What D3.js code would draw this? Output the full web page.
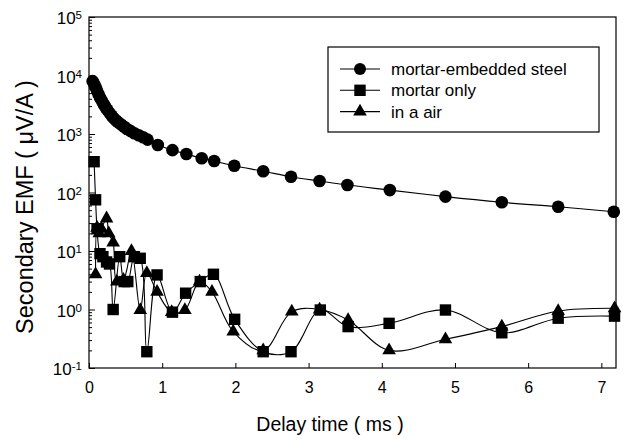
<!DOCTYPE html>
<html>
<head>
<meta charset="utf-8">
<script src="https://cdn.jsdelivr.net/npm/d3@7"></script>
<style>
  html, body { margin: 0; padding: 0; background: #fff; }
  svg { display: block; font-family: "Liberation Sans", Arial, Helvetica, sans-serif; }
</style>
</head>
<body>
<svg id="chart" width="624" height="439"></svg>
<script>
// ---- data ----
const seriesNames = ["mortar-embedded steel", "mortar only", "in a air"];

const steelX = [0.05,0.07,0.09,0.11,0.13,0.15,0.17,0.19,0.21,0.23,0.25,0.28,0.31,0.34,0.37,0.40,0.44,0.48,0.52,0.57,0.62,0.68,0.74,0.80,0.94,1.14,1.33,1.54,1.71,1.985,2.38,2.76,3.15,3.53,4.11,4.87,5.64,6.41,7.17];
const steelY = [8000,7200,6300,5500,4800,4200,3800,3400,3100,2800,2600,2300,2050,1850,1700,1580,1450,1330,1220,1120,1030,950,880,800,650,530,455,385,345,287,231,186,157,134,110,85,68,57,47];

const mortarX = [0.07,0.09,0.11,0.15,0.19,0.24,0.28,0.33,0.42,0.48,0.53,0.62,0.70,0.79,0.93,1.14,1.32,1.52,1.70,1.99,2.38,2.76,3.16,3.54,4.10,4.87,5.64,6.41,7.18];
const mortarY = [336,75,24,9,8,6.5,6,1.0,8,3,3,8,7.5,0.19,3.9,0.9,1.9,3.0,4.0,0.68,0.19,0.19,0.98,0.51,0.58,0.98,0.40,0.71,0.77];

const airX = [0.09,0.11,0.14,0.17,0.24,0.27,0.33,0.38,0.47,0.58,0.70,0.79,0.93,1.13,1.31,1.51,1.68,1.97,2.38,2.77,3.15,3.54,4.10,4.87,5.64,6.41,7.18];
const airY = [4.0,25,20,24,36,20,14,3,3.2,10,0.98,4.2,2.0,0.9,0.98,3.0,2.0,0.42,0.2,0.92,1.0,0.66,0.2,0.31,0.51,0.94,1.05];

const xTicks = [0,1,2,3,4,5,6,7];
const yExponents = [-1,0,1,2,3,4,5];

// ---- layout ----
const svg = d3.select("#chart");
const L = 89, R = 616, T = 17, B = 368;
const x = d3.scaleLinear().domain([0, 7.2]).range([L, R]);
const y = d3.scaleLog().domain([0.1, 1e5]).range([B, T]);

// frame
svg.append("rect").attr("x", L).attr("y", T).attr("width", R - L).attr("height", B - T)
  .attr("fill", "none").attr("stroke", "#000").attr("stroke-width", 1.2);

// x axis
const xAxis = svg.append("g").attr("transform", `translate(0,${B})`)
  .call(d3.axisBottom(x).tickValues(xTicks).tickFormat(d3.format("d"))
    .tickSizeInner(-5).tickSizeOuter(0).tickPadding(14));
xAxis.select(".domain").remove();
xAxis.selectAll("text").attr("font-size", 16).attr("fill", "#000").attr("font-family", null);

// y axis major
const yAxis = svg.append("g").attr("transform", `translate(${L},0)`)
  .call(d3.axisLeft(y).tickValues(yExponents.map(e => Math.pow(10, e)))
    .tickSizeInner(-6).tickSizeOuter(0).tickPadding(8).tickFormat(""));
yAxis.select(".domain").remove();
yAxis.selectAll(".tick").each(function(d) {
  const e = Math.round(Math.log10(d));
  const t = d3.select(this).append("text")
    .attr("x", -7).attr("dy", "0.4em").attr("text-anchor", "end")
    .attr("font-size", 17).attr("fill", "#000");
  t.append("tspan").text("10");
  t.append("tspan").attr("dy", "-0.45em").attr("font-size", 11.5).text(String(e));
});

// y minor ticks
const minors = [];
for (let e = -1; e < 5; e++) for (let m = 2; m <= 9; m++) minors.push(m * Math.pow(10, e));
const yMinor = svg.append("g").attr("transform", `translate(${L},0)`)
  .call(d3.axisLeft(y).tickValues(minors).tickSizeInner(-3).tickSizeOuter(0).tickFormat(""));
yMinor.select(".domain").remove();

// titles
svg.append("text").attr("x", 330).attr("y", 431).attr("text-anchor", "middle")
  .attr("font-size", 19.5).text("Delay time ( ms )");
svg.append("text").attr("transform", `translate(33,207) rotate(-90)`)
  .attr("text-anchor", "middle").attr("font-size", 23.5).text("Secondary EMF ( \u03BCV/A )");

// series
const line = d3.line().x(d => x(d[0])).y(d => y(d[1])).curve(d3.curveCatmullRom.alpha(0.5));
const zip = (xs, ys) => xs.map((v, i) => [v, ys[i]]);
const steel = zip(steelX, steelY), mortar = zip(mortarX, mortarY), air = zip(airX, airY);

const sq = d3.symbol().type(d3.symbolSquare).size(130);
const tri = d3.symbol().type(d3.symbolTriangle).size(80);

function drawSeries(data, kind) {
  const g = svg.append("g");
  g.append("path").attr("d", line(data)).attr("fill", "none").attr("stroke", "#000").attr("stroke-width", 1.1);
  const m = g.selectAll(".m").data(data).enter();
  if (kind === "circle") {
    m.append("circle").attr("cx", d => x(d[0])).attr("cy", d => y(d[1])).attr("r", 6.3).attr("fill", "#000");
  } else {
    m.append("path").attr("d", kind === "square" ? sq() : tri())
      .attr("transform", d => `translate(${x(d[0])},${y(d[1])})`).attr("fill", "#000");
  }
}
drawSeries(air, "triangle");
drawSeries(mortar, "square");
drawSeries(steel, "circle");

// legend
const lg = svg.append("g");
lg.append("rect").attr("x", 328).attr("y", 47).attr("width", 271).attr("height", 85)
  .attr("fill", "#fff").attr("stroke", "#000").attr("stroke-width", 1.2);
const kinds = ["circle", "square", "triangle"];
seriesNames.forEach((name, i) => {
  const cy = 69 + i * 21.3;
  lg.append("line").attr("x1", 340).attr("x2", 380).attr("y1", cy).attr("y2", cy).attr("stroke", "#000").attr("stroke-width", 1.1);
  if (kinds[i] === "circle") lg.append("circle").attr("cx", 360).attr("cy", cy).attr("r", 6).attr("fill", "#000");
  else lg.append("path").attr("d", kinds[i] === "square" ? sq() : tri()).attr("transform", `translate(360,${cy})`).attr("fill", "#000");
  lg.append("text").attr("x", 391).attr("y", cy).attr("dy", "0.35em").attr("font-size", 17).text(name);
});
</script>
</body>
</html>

Work to complete
Leaving the pictures aside, transcribe the entire listing exactly.

Solution for this problem
What D3.js code would draw this? Output the full web page.
<!DOCTYPE html>
<html>
<head>
<meta charset="utf-8">
<script src="https://cdn.jsdelivr.net/npm/d3@7"></script>
<style>
  html, body { margin: 0; padding: 0; background: #fff; }
  svg { display: block; font-family: "Liberation Sans", Arial, Helvetica, sans-serif; }
</style>
</head>
<body>
<svg id="chart" width="624" height="439"></svg>
<script>
// ---- data ----
const seriesNames = ["mortar-embedded steel", "mortar only", "in a air"];

const steelX = [0.05,0.07,0.09,0.11,0.13,0.15,0.17,0.19,0.21,0.23,0.25,0.28,0.31,0.34,0.37,0.40,0.44,0.48,0.52,0.57,0.62,0.68,0.74,0.80,0.94,1.14,1.33,1.54,1.71,1.985,2.38,2.76,3.15,3.53,4.11,4.87,5.64,6.41,7.17];
const steelY = [8000,7200,6300,5500,4800,4200,3800,3400,3100,2800,2600,2300,2050,1850,1700,1580,1450,1330,1220,1120,1030,950,880,800,650,530,455,385,345,287,231,186,157,134,110,85,68,57,47];

const mortarX = [0.07,0.09,0.11,0.15,0.19,0.24,0.28,0.33,0.42,0.48,0.53,0.62,0.70,0.79,0.93,1.14,1.32,1.52,1.70,1.99,2.38,2.76,3.16,3.54,4.10,4.87,5.64,6.41,7.18];
const mortarY = [336,75,24,9,8,6.5,6,1.0,8,3,3,8,7.5,0.19,3.9,0.9,1.9,3.0,4.0,0.68,0.19,0.19,0.98,0.51,0.58,0.98,0.40,0.71,0.77];

const airX = [0.09,0.11,0.14,0.17,0.24,0.27,0.33,0.38,0.47,0.58,0.70,0.79,0.93,1.13,1.31,1.51,1.68,1.97,2.38,2.77,3.15,3.54,4.10,4.87,5.64,6.41,7.18];
const airY = [4.0,25,20,24,36,20,14,3,3.2,10,0.98,4.2,2.0,0.9,0.98,3.0,2.0,0.42,0.2,0.92,1.0,0.66,0.2,0.31,0.51,0.94,1.05];

const xTicks = [0,1,2,3,4,5,6,7];
const yExponents = [-1,0,1,2,3,4,5];

// ---- layout ----
const svg = d3.select("#chart");
const L = 89, R = 616, T = 17, B = 368;
const x = d3.scaleLinear().domain([0, 7.2]).range([L, R]);
const y = d3.scaleLog().domain([0.1, 1e5]).range([B, T]);

// frame
svg.append("rect").attr("x", L).attr("y", T).attr("width", R - L).attr("height", B - T)
  .attr("fill", "none").attr("stroke", "#000").attr("stroke-width", 1.2);

// x axis
const xAxis = svg.append("g").attr("transform", `translate(0,${B})`)
  .call(d3.axisBottom(x).tickValues(xTicks).tickFormat(d3.format("d"))
    .tickSizeInner(-5).tickSizeOuter(0).tickPadding(14));
xAxis.select(".domain").remove();
xAxis.selectAll("text").attr("font-size", 16).attr("fill", "#000").attr("font-family", null);

// y axis major
const yAxis = svg.append("g").attr("transform", `translate(${L},0)`)
  .call(d3.axisLeft(y).tickValues(yExponents.map(e => Math.pow(10, e)))
    .tickSizeInner(-6).tickSizeOuter(0).tickPadding(8).tickFormat(""));
yAxis.select(".domain").remove();
yAxis.selectAll(".tick").each(function(d) {
  const e = Math.round(Math.log10(d));
  const t = d3.select(this).append("text")
    .attr("x", -7).attr("dy", "0.4em").attr("text-anchor", "end")
    .attr("font-size", 17).attr("fill", "#000");
  t.append("tspan").text("10");
  t.append("tspan").attr("dy", "-0.45em").attr("font-size", 11.5).text(String(e));
});

// y minor ticks
const minors = [];
for (let e = -1; e < 5; e++) for (let m = 2; m <= 9; m++) minors.push(m * Math.pow(10, e));
const yMinor = svg.append("g").attr("transform", `translate(${L},0)`)
  .call(d3.axisLeft(y).tickValues(minors).tickSizeInner(-3).tickSizeOuter(0).tickFormat(""));
yMinor.select(".domain").remove();

// titles
svg.append("text").attr("x", 330).attr("y", 431).attr("text-anchor", "middle")
  .attr("font-size", 19.5).text("Delay time ( ms )");
svg.append("text").attr("transform", `translate(33,207) rotate(-90)`)
  .attr("text-anchor", "middle").attr("font-size", 23.5).text("Secondary EMF ( \u03BCV/A )");

// series
const line = d3.line().x(d => x(d[0])).y(d => y(d[1])).curve(d3.curveCatmullRom.alpha(0.5));
const zip = (xs, ys) => xs.map((v, i) => [v, ys[i]]);
const steel = zip(steelX, steelY), mortar = zip(mortarX, mortarY), air = zip(airX, airY);

const sq = d3.symbol().type(d3.symbolSquare).size(130);
const tri = d3.symbol().type(d3.symbolTriangle).size(80);

function drawSeries(data, kind) {
  const g = svg.append("g");
  g.append("path").attr("d", line(data)).attr("fill", "none").attr("stroke", "#000").attr("stroke-width", 1.1);
  const m = g.selectAll(".m").data(data).enter();
  if (kind === "circle") {
    m.append("circle").attr("cx", d => x(d[0])).attr("cy", d => y(d[1])).attr("r", 6.3).attr("fill", "#000");
  } else {
    m.append("path").attr("d", kind === "square" ? sq() : tri())
      .attr("transform", d => `translate(${x(d[0])},${y(d[1])})`).attr("fill", "#000");
  }
}
drawSeries(air, "triangle");
drawSeries(mortar, "square");
drawSeries(steel, "circle");

// legend
const lg = svg.append("g");
lg.append("rect").attr("x", 328).attr("y", 47).attr("width", 271).attr("height", 85)
  .attr("fill", "#fff").attr("stroke", "#000").attr("stroke-width", 1.2);
const kinds = ["circle", "square", "triangle"];
seriesNames.forEach((name, i) => {
  const cy = 69 + i * 21.3;
  lg.append("line").attr("x1", 340).attr("x2", 380).attr("y1", cy).attr("y2", cy).attr("stroke", "#000").attr("stroke-width", 1.1);
  if (kinds[i] === "circle") lg.append("circle").attr("cx", 360).attr("cy", cy).attr("r", 6).attr("fill", "#000");
  else lg.append("path").attr("d", kinds[i] === "square" ? sq() : tri()).attr("transform", `translate(360,${cy})`).attr("fill", "#000");
  lg.append("text").attr("x", 391).attr("y", cy).attr("dy", "0.35em").attr("font-size", 17).text(name);
});
</script>
</body>
</html>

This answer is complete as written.